The experience of living parent free for three years, added to the university experience itself, had given me my first true lease of life and allowed me to break free from the shell I felt encased within when living with my folks, having to tiptoe around someone else’s house and refrain from stocking the freezer with lovely Iceland frozen chicken curries, not to mention the fact that all this was carried out in a tiny seaside retirement village miles from human civilization. Some of my contemporaries were happy to stay at home and slave away at the first jobs they came across until they could afford a house deposit, but being of a different mould I only had two thoughts in my mind – to get out and to become a writer. Fortunately two of my former university compatriots were of a similar mind, and so, after three months of supermarket night shifts in order to raise the appropriate funds, the three of us moved back to Bath and prepared to relive the good old days. Except it didn’t quite work out like that.
The move itself wasn’t a mistake in the slightest (give me the chance a hundred times again and I’d do it every time), but it was the rationale behind the move that was the problem.

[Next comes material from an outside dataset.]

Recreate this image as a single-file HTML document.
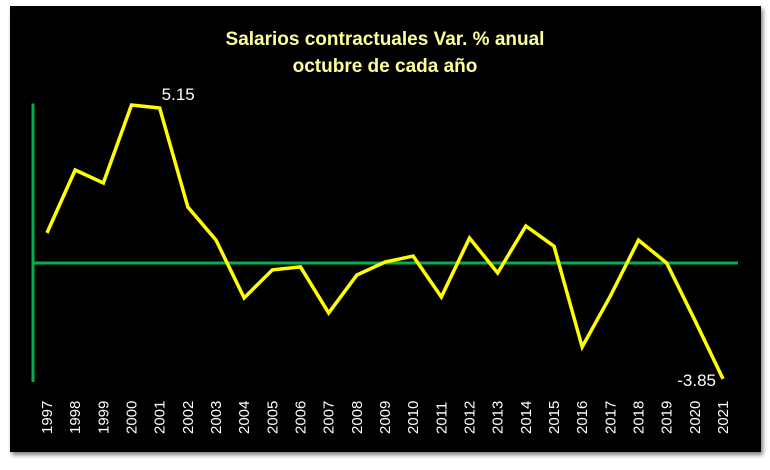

We all assumed it would be like the old days – drinking at all hours, late night Playstation sessions, issues of Nuts magazine littering the bathroom floor – and to a certain extent it was, for the first two weeks.
When the reality of the situation set in however, things began to change. There were two factors behind this. The first was that we were living off our own money and not our student loans, and the second was the knock on effect that therefore we had to begin work in order to fund our exploits. And so we all leapt into the life of the 9-5 which immediately extinguished any appetite for regular late night partying, at which point the quarter-life crisis jumped firmly on our backs and rode us around like a small child on a pet dog for the next eighteen months.
After two years of temporary jobs and fruitless attempts to get the BBC to see what they were missing, I had begun to feel that my life was going nowhere. The fun student days of old were now a distant dream and the pressures of work, lack of a social life, change in house atmosphere and the semi-permanent lodging of girlfriends all ensured that, after a lunch time drinking session one Thursday, I made the decision I had long known I would have to make but had equally long put off; I was going to move to London. And so, a month later, without a job, a flat or knowing a soul I left my safety net and skipped down the M4 with some clothes, a guitar and very little money to start again. I moved into a house with a female flatmate and a Lithuanian couple and realised very quickly I had landed on my feet (apart from the Lithuanians, but we never spoke to them if we could help it).
Nearly all the important decisions in my life so far have been based on instinct and, one way or another, have all combined to lead me where I am today – to a very happy place indeed. The years following graduation are difficult, there is no doubt about that, but experience has taught me that if you follow your heart and take the odd risk or two to spice things up then you won’t go far wrong. And don’t live at home longer than you absolutely have to!